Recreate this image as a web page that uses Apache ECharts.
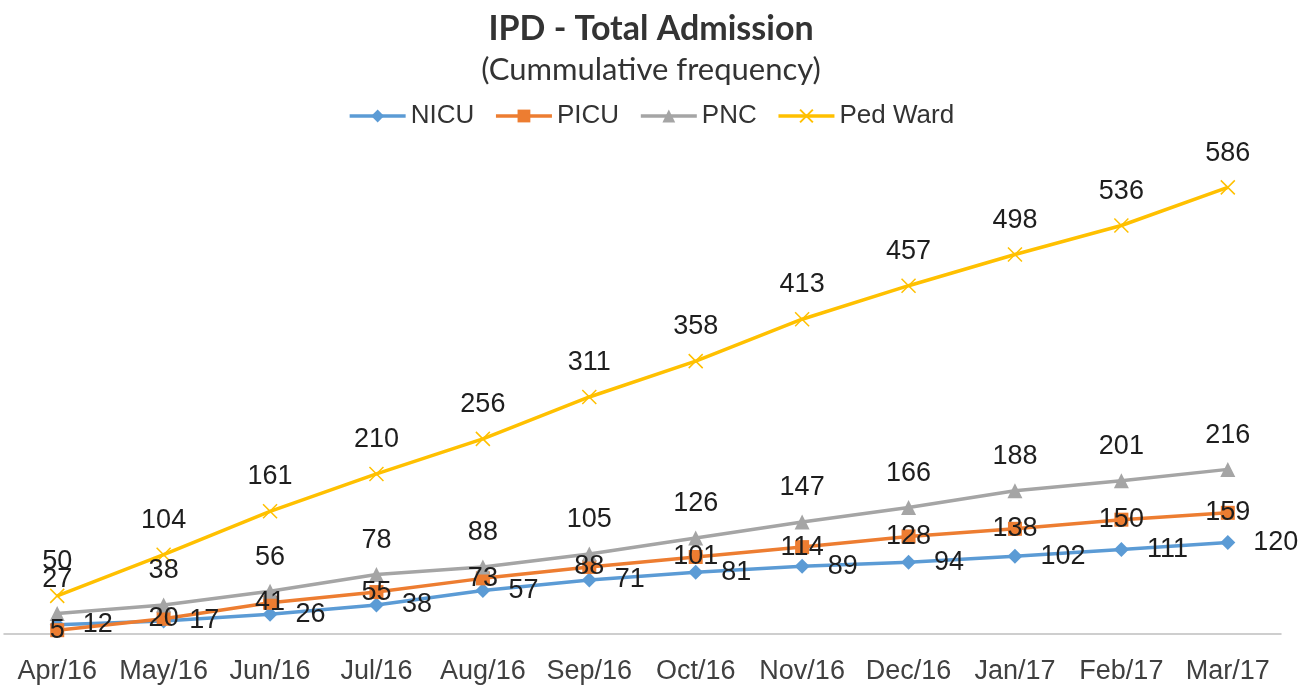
<!DOCTYPE html>
<html>
<head>
<meta charset="utf-8">
<title>IPD - Total Admission</title>
<script src="https://cdn.jsdelivr.net/npm/echarts@6/dist/echarts.min.js"></script>
<style>
    html, body { margin: 0; padding: 0; background: #fff; }
    #chart { width: 1302px; height: 685px; }
</style>
</head>
<body>
<div id="chart"></div>
<script>
// 月份
var months = ['Apr/16', 'May/16', 'Jun/16', 'Jul/16', 'Aug/16', 'Sep/16',
              'Oct/16', 'Nov/16', 'Dec/16', 'Jan/17', 'Feb/17', 'Mar/17'];

// 累计入院人数
var nicu    = [12, 17, 26, 38, 57, 71, 81, 89, 94, 102, 111, 120];
var picu    = [5, 20, 41, 55, 73, 88, 101, 114, 128, 138, 150, 159];
var pnc     = [27, 38, 56, 78, 88, 105, 126, 147, 166, 188, 201, 216];
var pedWard = [50, 104, 161, 210, 256, 311, 358, 413, 457, 498, 536, 586];

var labelFont = {
    fontFamily: 'Arial, "Liberation Sans", sans-serif',
    fontSize: 27,
    color: '#1e1e1e'
};

function makeSeries(name, data, color, symbol, symbolSize, labelPos, labelDist) {
    return {
        name: name,
        type: 'line',
        data: data,
        symbol: symbol,
        symbolSize: symbolSize,
        lineStyle: { color: color, width: 3.5 },
        itemStyle: { color: color },
        label: Object.assign({
            show: true,
            position: labelPos,
            distance: labelDist
        }, labelFont)
    };
}

var dom = document.getElementById('chart');
var myChart = echarts.init(dom);

var pedSeries = makeSeries('Ped Ward', pedWard, '#FFC000',
    'path://M0,0L10,10M10,0L0,10', 14, 'top', 13);
pedSeries.itemStyle = { color: 'rgba(0,0,0,0)', borderColor: '#FFC000', borderWidth: 1.5 };

var option = {
    backgroundColor: '#fff',
    animation: false,
    title: [{
        text: 'IPD - Total Admission',
        left: 'center',
        top: 7,
        textStyle: {
            fontFamily: 'Lato, "Open Sans", sans-serif',
            fontWeight: 'bold',
            fontSize: 34,
            color: '#333'
        }
    }, {
        text: '(Cummulative frequency)',
        left: 'center',
        top: 49,
        textStyle: {
            fontFamily: 'Lato, "Open Sans", sans-serif',
            fontWeight: 'normal',
            fontSize: 31,
            color: '#333'
        }
    }],
    legend: {
        top: 98,
        left: 'center',
        itemWidth: 56,
        itemHeight: 16,
        itemGap: 20,
        lineStyle: { width: 3.5 },
        textStyle: {
            fontFamily: 'Arial, "Liberation Sans", sans-serif',
            fontSize: 26,
            color: '#333'
        },
        data: ['NICU', 'PICU', 'PNC', 'Ped Ward']
    },
    grid: {
        left: 4,
        right: 21,
        top: 100.5,
        bottom: 49,
        containLabel: false
    },
    xAxis: {
        type: 'category',
        boundaryGap: true,
        data: months,
        axisLine: { show: true, lineStyle: { color: '#BFBFBF', width: 1.5 } },
        axisTick: { show: false },
        axisLabel: {
            margin: 24,
            interval: 0,
            fontFamily: 'Arial, "Liberation Sans", sans-serif',
            fontSize: 27,
            color: '#404040'
        }
    },
    yAxis: {
        type: 'value',
        min: 0,
        max: 700,
        show: false,
        splitLine: { show: false }
    },
    series: [
        makeSeries('NICU', nicu, '#5B9BD5', 'diamond', 15, 'right', 18),
        makeSeries('PICU', picu, '#ED7D31', 'rect', 14, 'inside', 0),
        makeSeries('PNC', pnc, '#A5A5A5', 'triangle', 15, 'top', 13),
        pedSeries
    ]
};

myChart.setOption(option);

window.addEventListener('resize', function () {
    myChart.resize();
});
</script>
</body>
</html>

_ _ _

◆ Task to carry out
From the first line of the material down to the line containing "borderColor: '#FFC000', borderWidth: 1.5", inclusive, return each line exactly, skipping any picture.

◆ Task output
Recreate this image as a web page that uses Apache ECharts.
<!DOCTYPE html>
<html>
<head>
<meta charset="utf-8">
<title>IPD - Total Admission</title>
<script src="https://cdn.jsdelivr.net/npm/echarts@6/dist/echarts.min.js"></script>
<style>
    html, body { margin: 0; padding: 0; background: #fff; }
    #chart { width: 1302px; height: 685px; }
</style>
</head>
<body>
<div id="chart"></div>
<script>
// 月份
var months = ['Apr/16', 'May/16', 'Jun/16', 'Jul/16', 'Aug/16', 'Sep/16',
              'Oct/16', 'Nov/16', 'Dec/16', 'Jan/17', 'Feb/17', 'Mar/17'];

// 累计入院人数
var nicu    = [12, 17, 26, 38, 57, 71, 81, 89, 94, 102, 111, 120];
var picu    = [5, 20, 41, 55, 73, 88, 101, 114, 128, 138, 150, 159];
var pnc     = [27, 38, 56, 78, 88, 105, 126, 147, 166, 188, 201, 216];
var pedWard = [50, 104, 161, 210, 256, 311, 358, 413, 457, 498, 536, 586];

var labelFont = {
    fontFamily: 'Arial, "Liberation Sans", sans-serif',
    fontSize: 27,
    color: '#1e1e1e'
};

function makeSeries(name, data, color, symbol, symbolSize, labelPos, labelDist) {
    return {
        name: name,
        type: 'line',
        data: data,
        symbol: symbol,
        symbolSize: symbolSize,
        lineStyle: { color: color, width: 3.5 },
        itemStyle: { color: color },
        label: Object.assign({
            show: true,
            position: labelPos,
            distance: labelDist
        }, labelFont)
    };
}

var dom = document.getElementById('chart');
var myChart = echarts.init(dom);

var pedSeries = makeSeries('Ped Ward', pedWard, '#FFC000',
    'path://M0,0L10,10M10,0L0,10', 14, 'top', 13);
pedSeries.itemStyle = { color: 'rgba(0,0,0,0)', borderColor: '#FFC000', borderWidth: 1.5 };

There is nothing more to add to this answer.